▶ [SHORT TASK]
Pictures aside, quote the whole listing exactly.

* * * * * * *

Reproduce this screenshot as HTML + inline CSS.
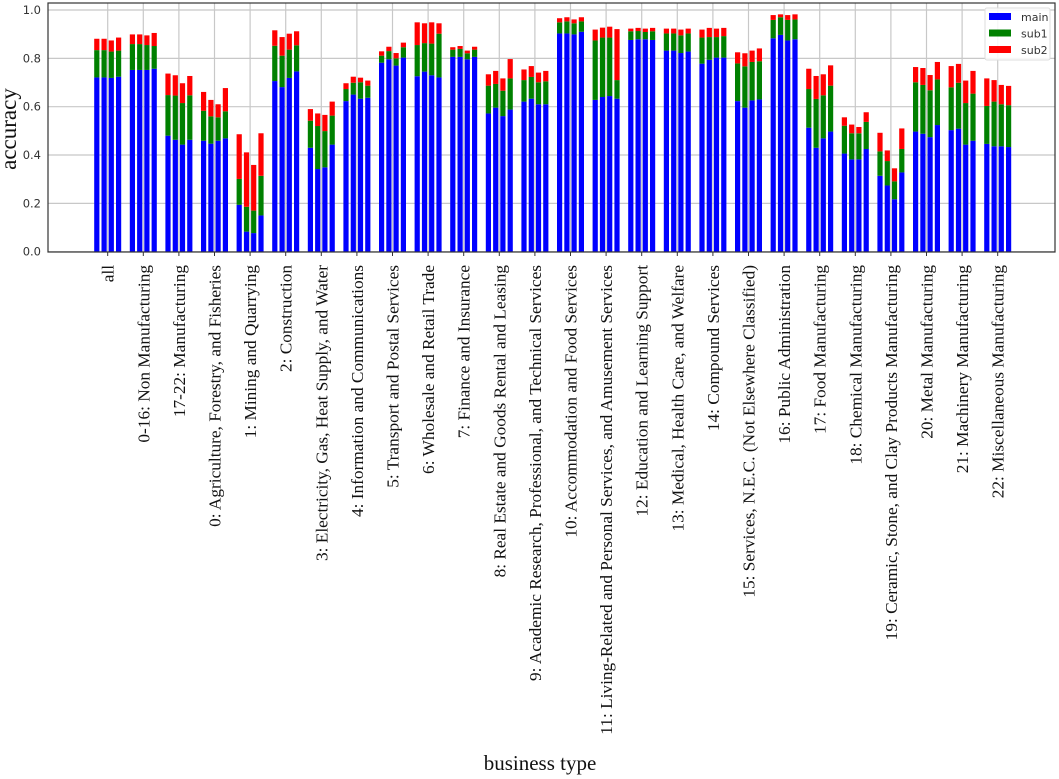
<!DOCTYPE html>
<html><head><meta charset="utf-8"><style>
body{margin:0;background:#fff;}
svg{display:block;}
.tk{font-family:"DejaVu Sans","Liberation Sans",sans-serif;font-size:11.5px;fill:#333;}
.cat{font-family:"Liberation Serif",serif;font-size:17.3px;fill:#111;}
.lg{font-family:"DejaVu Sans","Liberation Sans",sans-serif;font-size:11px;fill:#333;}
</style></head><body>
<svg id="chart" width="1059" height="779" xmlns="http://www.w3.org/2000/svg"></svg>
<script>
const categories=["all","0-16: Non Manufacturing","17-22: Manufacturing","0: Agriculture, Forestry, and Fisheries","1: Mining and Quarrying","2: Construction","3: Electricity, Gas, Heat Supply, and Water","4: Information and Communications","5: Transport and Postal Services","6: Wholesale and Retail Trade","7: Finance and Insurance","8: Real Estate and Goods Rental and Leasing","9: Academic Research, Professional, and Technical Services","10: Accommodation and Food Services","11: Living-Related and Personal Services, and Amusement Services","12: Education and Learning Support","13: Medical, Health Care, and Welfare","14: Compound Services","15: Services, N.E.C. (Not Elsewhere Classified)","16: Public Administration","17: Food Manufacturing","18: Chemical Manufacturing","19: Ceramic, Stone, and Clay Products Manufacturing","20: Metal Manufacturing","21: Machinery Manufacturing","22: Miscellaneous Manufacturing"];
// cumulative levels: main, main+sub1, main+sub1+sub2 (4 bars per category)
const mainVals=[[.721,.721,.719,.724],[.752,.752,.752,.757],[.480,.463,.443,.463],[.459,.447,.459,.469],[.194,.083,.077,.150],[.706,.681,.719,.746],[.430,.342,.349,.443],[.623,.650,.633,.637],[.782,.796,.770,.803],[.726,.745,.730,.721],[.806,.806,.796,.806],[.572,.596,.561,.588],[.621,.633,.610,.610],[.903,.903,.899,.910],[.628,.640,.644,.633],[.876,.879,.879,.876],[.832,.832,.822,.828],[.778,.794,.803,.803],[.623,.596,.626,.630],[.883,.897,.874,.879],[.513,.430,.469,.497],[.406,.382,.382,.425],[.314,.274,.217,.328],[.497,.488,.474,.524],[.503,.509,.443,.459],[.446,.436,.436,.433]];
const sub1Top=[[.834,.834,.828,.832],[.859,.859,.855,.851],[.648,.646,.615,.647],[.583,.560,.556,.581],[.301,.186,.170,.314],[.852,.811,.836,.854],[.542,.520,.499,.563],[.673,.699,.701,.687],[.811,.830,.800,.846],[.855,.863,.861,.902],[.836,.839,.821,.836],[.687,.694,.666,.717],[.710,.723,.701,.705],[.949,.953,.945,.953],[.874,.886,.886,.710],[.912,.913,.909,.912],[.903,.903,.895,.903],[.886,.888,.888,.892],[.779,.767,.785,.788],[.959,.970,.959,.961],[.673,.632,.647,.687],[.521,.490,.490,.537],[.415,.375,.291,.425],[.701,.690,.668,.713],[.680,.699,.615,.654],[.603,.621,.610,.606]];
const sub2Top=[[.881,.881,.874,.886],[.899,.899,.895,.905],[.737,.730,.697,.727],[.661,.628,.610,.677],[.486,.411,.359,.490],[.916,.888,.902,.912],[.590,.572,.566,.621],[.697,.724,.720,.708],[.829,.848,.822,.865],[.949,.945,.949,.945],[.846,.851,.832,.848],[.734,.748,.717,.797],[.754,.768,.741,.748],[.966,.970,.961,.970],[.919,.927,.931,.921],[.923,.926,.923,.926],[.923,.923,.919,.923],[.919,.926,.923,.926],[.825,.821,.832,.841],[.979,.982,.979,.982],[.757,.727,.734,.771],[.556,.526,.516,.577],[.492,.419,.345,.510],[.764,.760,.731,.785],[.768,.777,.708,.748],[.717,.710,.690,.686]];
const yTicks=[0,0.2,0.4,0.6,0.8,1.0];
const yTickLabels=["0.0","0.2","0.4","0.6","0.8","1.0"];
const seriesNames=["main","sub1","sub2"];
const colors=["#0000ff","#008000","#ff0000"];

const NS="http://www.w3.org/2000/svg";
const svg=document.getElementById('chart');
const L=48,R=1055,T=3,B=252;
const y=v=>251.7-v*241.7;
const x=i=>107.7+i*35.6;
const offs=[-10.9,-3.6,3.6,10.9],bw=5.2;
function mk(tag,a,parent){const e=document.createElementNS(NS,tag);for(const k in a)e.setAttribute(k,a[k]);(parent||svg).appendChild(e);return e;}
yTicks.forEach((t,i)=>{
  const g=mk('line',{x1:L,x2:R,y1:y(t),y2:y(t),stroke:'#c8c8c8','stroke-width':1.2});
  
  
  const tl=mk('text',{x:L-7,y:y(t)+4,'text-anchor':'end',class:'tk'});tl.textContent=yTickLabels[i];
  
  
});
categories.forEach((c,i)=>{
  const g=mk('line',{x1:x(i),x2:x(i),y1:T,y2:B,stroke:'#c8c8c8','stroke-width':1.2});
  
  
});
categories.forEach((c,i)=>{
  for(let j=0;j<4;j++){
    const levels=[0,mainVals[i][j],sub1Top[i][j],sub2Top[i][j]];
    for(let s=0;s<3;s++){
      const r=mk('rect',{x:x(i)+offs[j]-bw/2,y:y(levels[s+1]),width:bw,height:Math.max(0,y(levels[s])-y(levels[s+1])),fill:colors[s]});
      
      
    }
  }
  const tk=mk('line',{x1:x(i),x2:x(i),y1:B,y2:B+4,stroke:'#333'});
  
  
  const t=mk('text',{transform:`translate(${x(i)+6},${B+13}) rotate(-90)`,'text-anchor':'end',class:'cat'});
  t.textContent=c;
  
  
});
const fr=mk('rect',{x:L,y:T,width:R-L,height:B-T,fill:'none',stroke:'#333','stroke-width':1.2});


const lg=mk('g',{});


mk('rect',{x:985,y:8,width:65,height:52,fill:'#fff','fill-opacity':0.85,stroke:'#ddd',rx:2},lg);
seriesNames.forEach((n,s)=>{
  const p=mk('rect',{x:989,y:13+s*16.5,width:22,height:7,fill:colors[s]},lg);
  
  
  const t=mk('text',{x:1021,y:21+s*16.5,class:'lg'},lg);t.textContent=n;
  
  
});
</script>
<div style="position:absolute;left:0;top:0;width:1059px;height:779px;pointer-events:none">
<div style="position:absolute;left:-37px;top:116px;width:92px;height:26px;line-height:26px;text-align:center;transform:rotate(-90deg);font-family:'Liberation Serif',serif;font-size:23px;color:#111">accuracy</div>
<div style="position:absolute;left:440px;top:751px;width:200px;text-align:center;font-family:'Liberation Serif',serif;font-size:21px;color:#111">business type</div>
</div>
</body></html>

* * * * * * *

▶ [SOLUTION TO THIS TASK]
Reproduce this screenshot as HTML + inline CSS.
<!DOCTYPE html>
<html><head><meta charset="utf-8"><style>
body{margin:0;background:#fff;}
svg{display:block;}
.tk{font-family:"DejaVu Sans","Liberation Sans",sans-serif;font-size:11.5px;fill:#333;}
.cat{font-family:"Liberation Serif",serif;font-size:17.3px;fill:#111;}
.lg{font-family:"DejaVu Sans","Liberation Sans",sans-serif;font-size:11px;fill:#333;}
</style></head><body>
<svg id="chart" width="1059" height="779" xmlns="http://www.w3.org/2000/svg"></svg>
<script>
const categories=["all","0-16: Non Manufacturing","17-22: Manufacturing","0: Agriculture, Forestry, and Fisheries","1: Mining and Quarrying","2: Construction","3: Electricity, Gas, Heat Supply, and Water","4: Information and Communications","5: Transport and Postal Services","6: Wholesale and Retail Trade","7: Finance and Insurance","8: Real Estate and Goods Rental and Leasing","9: Academic Research, Professional, and Technical Services","10: Accommodation and Food Services","11: Living-Related and Personal Services, and Amusement Services","12: Education and Learning Support","13: Medical, Health Care, and Welfare","14: Compound Services","15: Services, N.E.C. (Not Elsewhere Classified)","16: Public Administration","17: Food Manufacturing","18: Chemical Manufacturing","19: Ceramic, Stone, and Clay Products Manufacturing","20: Metal Manufacturing","21: Machinery Manufacturing","22: Miscellaneous Manufacturing"];
// cumulative levels: main, main+sub1, main+sub1+sub2 (4 bars per category)
const mainVals=[[.721,.721,.719,.724],[.752,.752,.752,.757],[.480,.463,.443,.463],[.459,.447,.459,.469],[.194,.083,.077,.150],[.706,.681,.719,.746],[.430,.342,.349,.443],[.623,.650,.633,.637],[.782,.796,.770,.803],[.726,.745,.730,.721],[.806,.806,.796,.806],[.572,.596,.561,.588],[.621,.633,.610,.610],[.903,.903,.899,.910],[.628,.640,.644,.633],[.876,.879,.879,.876],[.832,.832,.822,.828],[.778,.794,.803,.803],[.623,.596,.626,.630],[.883,.897,.874,.879],[.513,.430,.469,.497],[.406,.382,.382,.425],[.314,.274,.217,.328],[.497,.488,.474,.524],[.503,.509,.443,.459],[.446,.436,.436,.433]];
const sub1Top=[[.834,.834,.828,.832],[.859,.859,.855,.851],[.648,.646,.615,.647],[.583,.560,.556,.581],[.301,.186,.170,.314],[.852,.811,.836,.854],[.542,.520,.499,.563],[.673,.699,.701,.687],[.811,.830,.800,.846],[.855,.863,.861,.902],[.836,.839,.821,.836],[.687,.694,.666,.717],[.710,.723,.701,.705],[.949,.953,.945,.953],[.874,.886,.886,.710],[.912,.913,.909,.912],[.903,.903,.895,.903],[.886,.888,.888,.892],[.779,.767,.785,.788],[.959,.970,.959,.961],[.673,.632,.647,.687],[.521,.490,.490,.537],[.415,.375,.291,.425],[.701,.690,.668,.713],[.680,.699,.615,.654],[.603,.621,.610,.606]];
const sub2Top=[[.881,.881,.874,.886],[.899,.899,.895,.905],[.737,.730,.697,.727],[.661,.628,.610,.677],[.486,.411,.359,.490],[.916,.888,.902,.912],[.590,.572,.566,.621],[.697,.724,.720,.708],[.829,.848,.822,.865],[.949,.945,.949,.945],[.846,.851,.832,.848],[.734,.748,.717,.797],[.754,.768,.741,.748],[.966,.970,.961,.970],[.919,.927,.931,.921],[.923,.926,.923,.926],[.923,.923,.919,.923],[.919,.926,.923,.926],[.825,.821,.832,.841],[.979,.982,.979,.982],[.757,.727,.734,.771],[.556,.526,.516,.577],[.492,.419,.345,.510],[.764,.760,.731,.785],[.768,.777,.708,.748],[.717,.710,.690,.686]];
const yTicks=[0,0.2,0.4,0.6,0.8,1.0];
const yTickLabels=["0.0","0.2","0.4","0.6","0.8","1.0"];
const seriesNames=["main","sub1","sub2"];
const colors=["#0000ff","#008000","#ff0000"];

const NS="http://www.w3.org/2000/svg";
const svg=document.getElementById('chart');
const L=48,R=1055,T=3,B=252;
const y=v=>251.7-v*241.7;
const x=i=>107.7+i*35.6;
const offs=[-10.9,-3.6,3.6,10.9],bw=5.2;
function mk(tag,a,parent){const e=document.createElementNS(NS,tag);for(const k in a)e.setAttribute(k,a[k]);(parent||svg).appendChild(e);return e;}
yTicks.forEach((t,i)=>{
  const g=mk('line',{x1:L,x2:R,y1:y(t),y2:y(t),stroke:'#c8c8c8','stroke-width':1.2});
  
  
  const tl=mk('text',{x:L-7,y:y(t)+4,'text-anchor':'end',class:'tk'});tl.textContent=yTickLabels[i];
  
  
});
categories.forEach((c,i)=>{
  const g=mk('line',{x1:x(i),x2:x(i),y1:T,y2:B,stroke:'#c8c8c8','stroke-width':1.2});
  
  
});
categories.forEach((c,i)=>{
  for(let j=0;j<4;j++){
    const levels=[0,mainVals[i][j],sub1Top[i][j],sub2Top[i][j]];
    for(let s=0;s<3;s++){
      const r=mk('rect',{x:x(i)+offs[j]-bw/2,y:y(levels[s+1]),width:bw,height:Math.max(0,y(levels[s])-y(levels[s+1])),fill:colors[s]});
      
      
    }
  }
  const tk=mk('line',{x1:x(i),x2:x(i),y1:B,y2:B+4,stroke:'#333'});
  
  
  const t=mk('text',{transform:`translate(${x(i)+6},${B+13}) rotate(-90)`,'text-anchor':'end',class:'cat'});
  t.textContent=c;
  
  
});
const fr=mk('rect',{x:L,y:T,width:R-L,height:B-T,fill:'none',stroke:'#333','stroke-width':1.2});


const lg=mk('g',{});


mk('rect',{x:985,y:8,width:65,height:52,fill:'#fff','fill-opacity':0.85,stroke:'#ddd',rx:2},lg);
seriesNames.forEach((n,s)=>{
  const p=mk('rect',{x:989,y:13+s*16.5,width:22,height:7,fill:colors[s]},lg);
  
  
  const t=mk('text',{x:1021,y:21+s*16.5,class:'lg'},lg);t.textContent=n;
  
  
});
</script>
<div style="position:absolute;left:0;top:0;width:1059px;height:779px;pointer-events:none">
<div style="position:absolute;left:-37px;top:116px;width:92px;height:26px;line-height:26px;text-align:center;transform:rotate(-90deg);font-family:'Liberation Serif',serif;font-size:23px;color:#111">accuracy</div>
<div style="position:absolute;left:440px;top:751px;width:200px;text-align:center;font-family:'Liberation Serif',serif;font-size:21px;color:#111">business type</div>
</div>
</body></html>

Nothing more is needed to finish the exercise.